When I tried to perform _blockcalculation function I see:

Error in command 'fixcoding(unique.dhm)':
   maximum number of 'values' is 256. Got 395.

I saw in instruction that standard input is haplotypes dataset, however I have ped file with doubled alleles. On the other hand, in your publication you presented results of analysis of huge datasets so this is somehow possible but I do not know for such the data as mine. Could you explain how can I perform correctly input file to HaploBlocker from my dataset, if it is possible at all, for such the data?
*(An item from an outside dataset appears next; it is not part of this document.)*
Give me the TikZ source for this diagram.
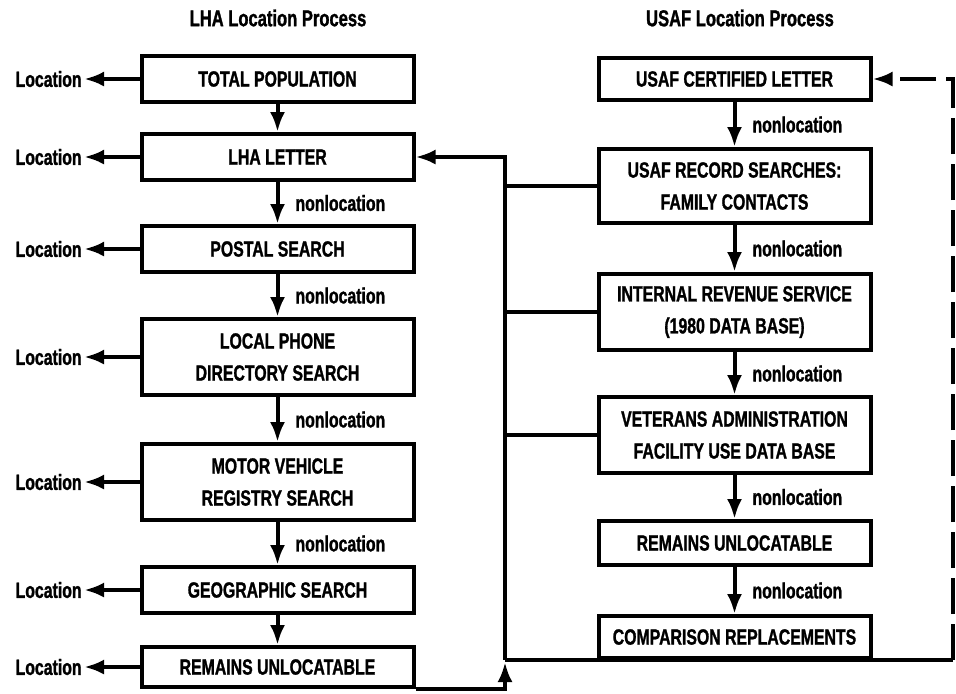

Thank you in advance, I will be very glad :) Marcin Słomka

tpook92 commented 4 years ago

Dear Marcin, with the newest version (1.5.8) you can just enter the path of our ped file as input in dhm: blocklist <- block_calculation(dhm = "path_to_your_ped_file.ped")

Note however that HaploBlocker is requiring a phased dataset and the first entry in an marker will always be interpreted as the first haplotype. Furthermore i would assume that your dataset is extremely small for what block structure HaploBlocker was originally intended for. I would assume that you have to adapt the window_size (maybe even start with single SNP as windows) and set a target_coverage.

i would suggest to try: blocklist <- block_calculation(dhm = "path_to_your_ped_file.ped", window_size = 1, target_coverage = 0.9, merging_error = 0)

Best regards Torsten